Respondent: Karnataka State Road Transport Corporation and Ors.
Hon'ble Judges/Coram:Anand Byrareddy, J.
Citation: AIR 2016 (NOC)398

1. The petitioner is a public sector company, incorporated under the Companies Act, 1956. The petitioner is, inter-alia, engaged in the business of supply of petroleum products.
2. Respondents No. 1 to 4 are undertakings of the Government of Karnataka and are engaged in public transportation. They have a large fleet of buses and other vehicles and have fuel dispensation depots through out the State of Karnataka, for the exclusive use of their vehicles.
Respondent No. 5 is a public sector undertaking and is engaged in the same business as the petitioner.
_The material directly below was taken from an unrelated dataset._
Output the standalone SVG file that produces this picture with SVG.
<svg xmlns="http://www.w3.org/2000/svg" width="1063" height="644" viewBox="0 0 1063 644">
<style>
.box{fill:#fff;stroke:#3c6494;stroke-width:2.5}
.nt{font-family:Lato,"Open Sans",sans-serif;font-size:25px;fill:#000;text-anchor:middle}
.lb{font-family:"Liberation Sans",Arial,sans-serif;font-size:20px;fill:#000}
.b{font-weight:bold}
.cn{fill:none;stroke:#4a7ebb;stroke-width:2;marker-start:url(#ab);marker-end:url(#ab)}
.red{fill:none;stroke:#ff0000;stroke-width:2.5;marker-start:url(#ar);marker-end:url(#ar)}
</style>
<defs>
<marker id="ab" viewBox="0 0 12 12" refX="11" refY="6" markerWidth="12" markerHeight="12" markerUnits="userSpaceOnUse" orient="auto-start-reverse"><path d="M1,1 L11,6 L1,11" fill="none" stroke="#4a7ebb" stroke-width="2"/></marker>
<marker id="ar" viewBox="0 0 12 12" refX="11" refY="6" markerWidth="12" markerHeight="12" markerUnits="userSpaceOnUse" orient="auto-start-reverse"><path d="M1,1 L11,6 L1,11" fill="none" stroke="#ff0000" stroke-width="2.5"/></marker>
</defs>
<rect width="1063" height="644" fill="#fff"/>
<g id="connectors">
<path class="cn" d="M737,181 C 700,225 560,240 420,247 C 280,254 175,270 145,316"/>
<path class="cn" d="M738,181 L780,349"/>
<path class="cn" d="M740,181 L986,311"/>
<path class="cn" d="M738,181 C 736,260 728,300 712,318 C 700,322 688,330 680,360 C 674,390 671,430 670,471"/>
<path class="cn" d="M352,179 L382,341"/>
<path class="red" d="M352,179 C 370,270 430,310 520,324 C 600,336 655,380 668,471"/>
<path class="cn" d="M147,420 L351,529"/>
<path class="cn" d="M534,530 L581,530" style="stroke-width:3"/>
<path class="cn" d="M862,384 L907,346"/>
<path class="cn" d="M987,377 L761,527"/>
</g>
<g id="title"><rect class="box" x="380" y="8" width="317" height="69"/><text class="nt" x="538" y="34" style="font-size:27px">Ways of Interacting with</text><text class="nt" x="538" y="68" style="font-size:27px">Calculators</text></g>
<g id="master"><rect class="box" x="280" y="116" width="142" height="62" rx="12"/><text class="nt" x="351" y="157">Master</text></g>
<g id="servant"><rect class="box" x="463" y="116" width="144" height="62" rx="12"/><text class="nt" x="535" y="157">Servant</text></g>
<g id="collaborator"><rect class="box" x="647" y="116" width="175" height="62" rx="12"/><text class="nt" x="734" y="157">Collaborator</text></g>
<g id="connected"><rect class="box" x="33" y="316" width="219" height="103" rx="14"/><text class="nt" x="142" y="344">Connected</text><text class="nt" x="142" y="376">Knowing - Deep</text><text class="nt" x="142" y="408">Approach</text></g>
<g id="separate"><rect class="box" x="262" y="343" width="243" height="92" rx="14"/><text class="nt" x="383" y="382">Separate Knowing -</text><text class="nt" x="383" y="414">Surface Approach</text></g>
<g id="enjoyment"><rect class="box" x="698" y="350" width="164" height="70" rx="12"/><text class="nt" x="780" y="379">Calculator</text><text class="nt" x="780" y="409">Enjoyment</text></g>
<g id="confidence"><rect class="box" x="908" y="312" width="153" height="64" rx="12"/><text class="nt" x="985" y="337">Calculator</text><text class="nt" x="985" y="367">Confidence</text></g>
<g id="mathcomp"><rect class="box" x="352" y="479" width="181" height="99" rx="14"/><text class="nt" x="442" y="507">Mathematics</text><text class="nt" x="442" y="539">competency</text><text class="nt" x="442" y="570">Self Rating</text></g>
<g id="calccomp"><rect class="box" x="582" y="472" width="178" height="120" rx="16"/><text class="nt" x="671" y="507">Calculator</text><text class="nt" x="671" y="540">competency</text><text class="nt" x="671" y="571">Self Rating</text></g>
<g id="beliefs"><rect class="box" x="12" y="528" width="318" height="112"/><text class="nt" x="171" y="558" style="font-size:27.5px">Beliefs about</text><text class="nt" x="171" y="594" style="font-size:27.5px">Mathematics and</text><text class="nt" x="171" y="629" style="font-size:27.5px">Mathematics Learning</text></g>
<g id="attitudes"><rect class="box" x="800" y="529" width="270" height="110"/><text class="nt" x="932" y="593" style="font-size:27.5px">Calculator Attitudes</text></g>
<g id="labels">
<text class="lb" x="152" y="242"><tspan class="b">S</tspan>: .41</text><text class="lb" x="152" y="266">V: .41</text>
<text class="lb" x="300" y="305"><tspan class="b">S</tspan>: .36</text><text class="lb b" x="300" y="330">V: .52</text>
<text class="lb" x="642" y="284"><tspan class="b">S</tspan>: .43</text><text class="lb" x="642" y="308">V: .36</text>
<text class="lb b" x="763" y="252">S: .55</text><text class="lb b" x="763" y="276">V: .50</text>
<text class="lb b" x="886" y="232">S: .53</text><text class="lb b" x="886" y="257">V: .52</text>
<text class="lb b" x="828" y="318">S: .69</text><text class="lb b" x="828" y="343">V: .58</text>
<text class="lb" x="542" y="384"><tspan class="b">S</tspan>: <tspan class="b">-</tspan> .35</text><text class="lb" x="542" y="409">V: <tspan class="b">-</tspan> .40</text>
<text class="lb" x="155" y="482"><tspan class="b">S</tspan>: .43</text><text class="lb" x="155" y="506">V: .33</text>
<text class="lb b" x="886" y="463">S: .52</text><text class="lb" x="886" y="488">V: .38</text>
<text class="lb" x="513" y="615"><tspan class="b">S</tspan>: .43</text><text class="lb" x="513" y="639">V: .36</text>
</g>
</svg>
It is stated that the petitioner had entered into an agreement with respondents No. 1, 3 and 4, in the year 2010 to supply diesel to their depots in the State of Karnataka. The agreement was said to be for a period of 5 years. On the expiry of the term of the agreement as on 31.12.2014, it was said to have been extended for a further period up to 30.6.2015.
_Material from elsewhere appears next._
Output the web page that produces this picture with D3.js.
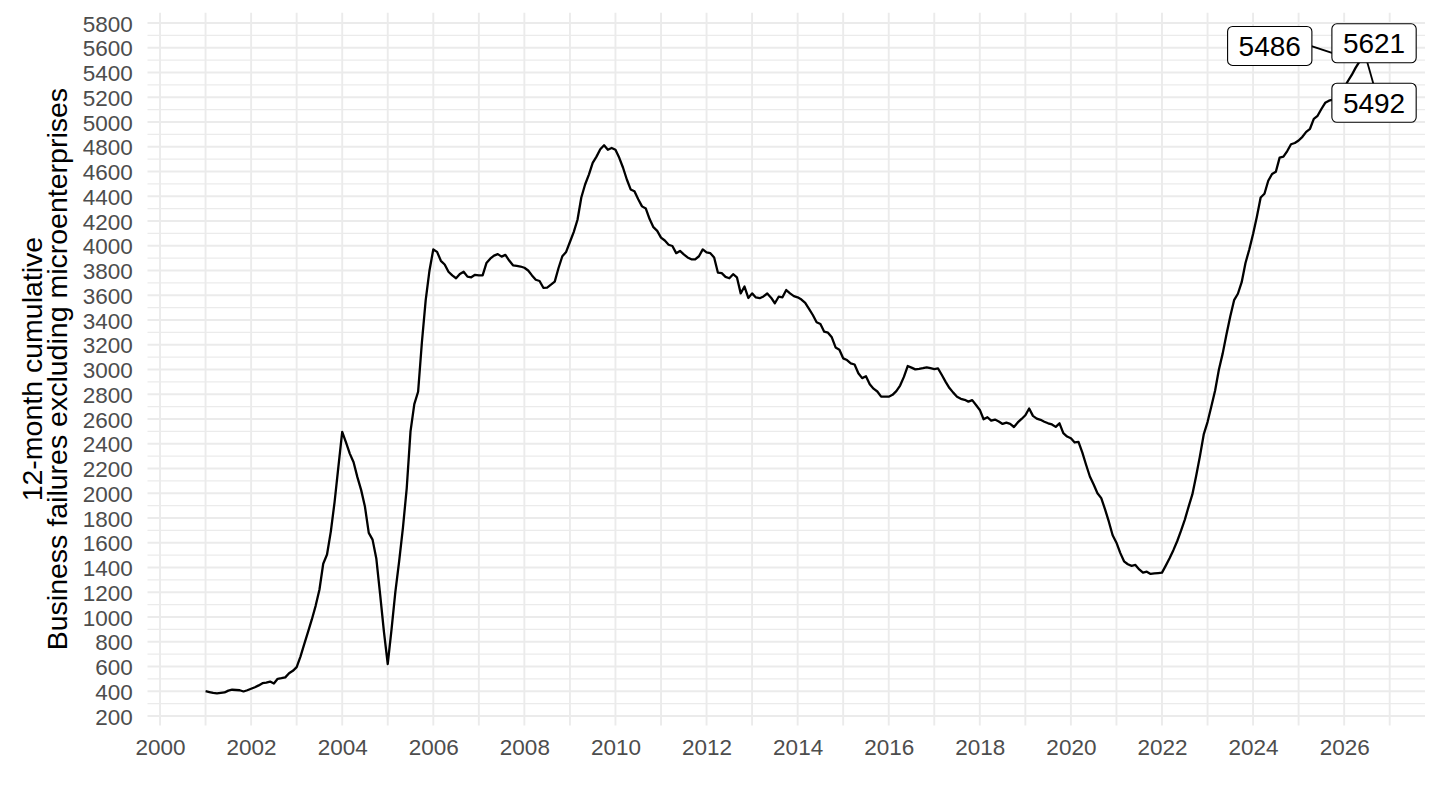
<!DOCTYPE html>
<html>
<head>
<meta charset="utf-8">
<script src="https://cdn.jsdelivr.net/npm/d3@7/dist/d3.min.js"></script>
<style>
  html, body { margin: 0; padding: 0; background: #ffffff; }
  svg { display: block; font-family: "Liberation Sans", Arial, Helvetica, sans-serif; }
</style>
</head>
<body>
<svg id="chart" width="1440" height="810"></svg>
<script>
// ---------------- DATA ----------------
const firstYear = 2001;          // series starts January 2001, monthly
const failures = [
  // 2001
  400, 393, 386, 383, 387, 390, 405, 412, 410, 408, 398, 408,
  // 2002
  420, 432, 447, 465, 470, 478, 462, 500, 505, 512, 545, 565,
  // 2003
  595, 680, 780, 880, 980, 1090, 1220, 1430, 1505, 1690, 1930, 2215,
  // 2004
  2495, 2410, 2320, 2250, 2130, 2025, 1890, 1680, 1625, 1470, 1180, 880,
  // 2005
  620, 900, 1200, 1450, 1720, 2040, 2500, 2720, 2820, 3220, 3560, 3800,
  // 2006
  3970, 3950, 3878, 3848, 3790, 3760, 3737, 3772, 3790, 3750, 3745, 3765,
  // 2007
  3760, 3760, 3860, 3895, 3920, 3932, 3912, 3926, 3880, 3842, 3837, 3832,
  // 2008
  3822, 3800, 3760, 3725, 3715, 3660, 3662, 3685, 3710, 3820, 3915, 3950,
  // 2009
  4030, 4110, 4210, 4390, 4495, 4575, 4670, 4720, 4780, 4812, 4775, 4790,
  // 2010
  4775, 4710, 4630, 4535, 4455, 4440, 4375, 4318, 4300, 4215, 4150, 4120,
  // 2011
  4065, 4042, 4008, 3998, 3940, 3958, 3930, 3905, 3890, 3890, 3915, 3970,
  // 2012
  3946, 3940, 3905, 3782, 3778, 3748, 3737, 3770, 3745, 3615, 3670, 3578,
  // 2013
  3615, 3582, 3576, 3590, 3614, 3580, 3535, 3588, 3583, 3642, 3615, 3593,
  // 2014
  3583, 3565, 3538, 3490, 3440, 3382, 3368, 3305, 3297, 3260, 3178, 3160,
  // 2015
  3090, 3076, 3050, 3040, 2970, 2930, 2945, 2880, 2845, 2822, 2780, 2780,
  // 2016
  2780, 2795, 2825, 2870, 2940, 3028, 3015, 3001, 3005, 3010, 3017, 3010,
  // 2017
  3003, 3008, 2955, 2900, 2850, 2813, 2780, 2763, 2755, 2740, 2752, 2713,
  // 2018
  2673, 2598, 2614, 2586, 2595, 2580, 2560, 2570, 2560, 2535, 2572, 2600,
  // 2019
  2630, 2685, 2625, 2603, 2593, 2578, 2565, 2556, 2536, 2565, 2485, 2458,
  // 2020
  2444, 2410, 2415, 2330, 2230, 2135, 2070, 2000, 1960, 1870, 1770, 1660,
  // 2021
  1600, 1518, 1450, 1426, 1413, 1420, 1384, 1358, 1366, 1348, 1352, 1355,
  // 2022
  1358, 1415, 1475, 1540, 1612, 1695, 1785, 1890, 1990, 2140, 2300, 2475,
  // 2023
  2575, 2700, 2830, 3000, 3130, 3285, 3430, 3560, 3612, 3705, 3860, 3970,
  // 2024
  4095, 4235, 4390, 4420, 4525, 4580, 4598, 4712, 4720, 4765, 4820, 4830,
  // 2025
  4850, 4880, 4920, 4945, 5025, 5050, 5105, 5155, 5172, 5180, 5200, 5225,
  // 2026
  5277, 5331, 5380, 5437, 5486, 5621, 5492
];
const xTickLabels = [2000, 2002, 2004, 2006, 2008, 2010, 2012, 2014, 2016, 2018, 2020, 2022, 2024, 2026];
const xGridYears = d3.range(2000, 2028);
const yTickValues = d3.range(200, 5801, 200);
const yMinorValues = d3.range(300, 5801, 200);
const yTitleLines = ["12-month cumulative", "Business failures excluding microenterprises"];
const labelCount = 3; // last three observations are labelled

// ---------------- LAYOUT ----------------
const panel = { left: 147.5, right: 1425, top: 12.7, bottom: 725.5 };
const labelOffsets = [[-89.6, -15.9], [10.9, -1.8], [7.1, 41.7]];
const segmentAim = [[0, -13.5], [0, 0], [4.7, 0]];

const series = failures.map((v, i) => ({ t: firstYear + i / 12, v }));

const x = d3.scaleLinear().domain([1999.725, 2027.775]).range([panel.left, panel.right]);
const y = d3.scaleLinear().domain([123, 5883]).range([panel.bottom, panel.top]);

const svg = d3.select("#chart");
const grid = "#EBEBEB";

// grid lines
svg.append("g").selectAll("line").data(yMinorValues).join("line")
  .attr("x1", panel.left).attr("x2", panel.right)
  .attr("y1", d => y(d)).attr("y2", d => y(d))
  .attr("stroke", grid).attr("stroke-width", 1.1);
svg.append("g").selectAll("line").data(yTickValues).join("line")
  .attr("x1", panel.left).attr("x2", panel.right)
  .attr("y1", d => y(d)).attr("y2", d => y(d))
  .attr("stroke", grid).attr("stroke-width", 1.9);
svg.append("g").selectAll("line").data(xGridYears).join("line")
  .attr("x1", d => x(d)).attr("x2", d => x(d))
  .attr("y1", panel.top).attr("y2", panel.bottom)
  .attr("stroke", grid).attr("stroke-width", 1.9);

// axes text
const yAxis = d3.axisLeft(y).tickValues(yTickValues).tickSize(0).tickPadding(0).tickFormat(d3.format("d"));
const gy = svg.append("g").attr("transform", `translate(${132.7},0)`).call(yAxis);
gy.select(".domain").remove();
gy.selectAll("text").attr("fill", "#4D4D4D").attr("font-size", 22.5)
  .attr("font-family", "Liberation Sans, Arial, sans-serif").attr("dy", "0.36em");

const xAxis = d3.axisBottom(x).tickValues(xTickLabels).tickSize(0).tickPadding(0).tickFormat(d3.format("d"));
const gx = svg.append("g").attr("transform", `translate(0,${755})`).call(xAxis);
gx.select(".domain").remove();
gx.selectAll("text").attr("fill", "#4D4D4D").attr("font-size", 22.5)
  .attr("font-family", "Liberation Sans, Arial, sans-serif").attr("dy", 0);

// y title
const titleCenter = (panel.top + panel.bottom) / 2;
const titleBaselines = [41.5, 66.7];
yTitleLines.forEach((txt, i) => {
  svg.append("text")
    .attr("transform", `translate(${titleBaselines[i]},${titleCenter}) rotate(-90)`)
    .attr("text-anchor", "middle")
    .attr("font-size", 28.5)
    .attr("fill", "#000")
    .text(txt);
});

// line
const line = d3.line().x(d => x(d.t)).y(d => y(d.v));
svg.append("path").datum(series)
  .attr("d", line)
  .attr("fill", "none")
  .attr("stroke", "#000")
  .attr("stroke-width", 2.3)
  .attr("stroke-linejoin", "round");

// labels for last observations
const labelled = series.slice(-labelCount);
const boxH = 39, padX = 11, fs = 28;
const segG = svg.append("g");
const labG = svg.append("g");
labelled.forEach((d, i) => {
  const px = x(d.t), py = y(d.v);
  const cx = px + labelOffsets[i][0], cy = py + labelOffsets[i][1];
  const g = labG.append("g");
  const rect = g.append("rect");
  const t = g.append("text")
    .attr("x", cx).attr("y", cy + 0.358 * fs)
    .attr("text-anchor", "middle")
    .attr("font-size", fs)
    .attr("fill", "#000")
    .text(d3.format("d")(d.v));
  const w = t.node().getComputedTextLength() + 2 * padX;
  rect.attr("x", cx - w / 2).attr("y", cy - boxH / 2)
    .attr("width", w).attr("height", boxH)
    .attr("rx", 5).attr("ry", 5)
    .attr("fill", "#fff").attr("stroke", "#000").attr("stroke-width", 1.1);
  const inside = px > cx - w / 2 && px < cx + w / 2 && py > cy - boxH / 2 && py < cy + boxH / 2;
  if (!inside) {
    segG.append("line")
      .attr("x1", px).attr("y1", py)
      .attr("x2", cx + segmentAim[i][0]).attr("y2", cy + segmentAim[i][1])
      .attr("stroke", "#000").attr("stroke-width", 1.8);
  }
});
</script>
</body>
</html>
In terms of the above said agreement, the petitioner is said to have installed and upgraded the fuelling facilities - with the installation of fuel tanks, dispensing pumps, pump islands with canopies and drive ways to facilitate filling diesel to the vehicles belonging to the said respondents. The petitioner claims to have incurred enormous expense in providing the said facilities.
It transpires that before the expiry of the term of contract as on 30.6.2015, respondents No. 1 to 4 chose to invite commercial offers for supply of diesel - with automation facilities for all their depots in the State of Karnataka. It is claimed that the petitioner was put on short notice to submit a commercial offer and on a request made for extension of time to make an offer, it was extended by a few days. On 22.6.2015, the bids were said to have been opened and it was found that respondent No. 5 had made a discount offer of Rs. 850/KL, as against the petitioner's offer of Rs. 560/KL. Though the petitioner is said to have made a revised offer of Rs. 850/KL, as on 23.6.2015 itself, the Central Purchase Committee of the respondents had recommended placement of 100% supply contract on respondent No. 5.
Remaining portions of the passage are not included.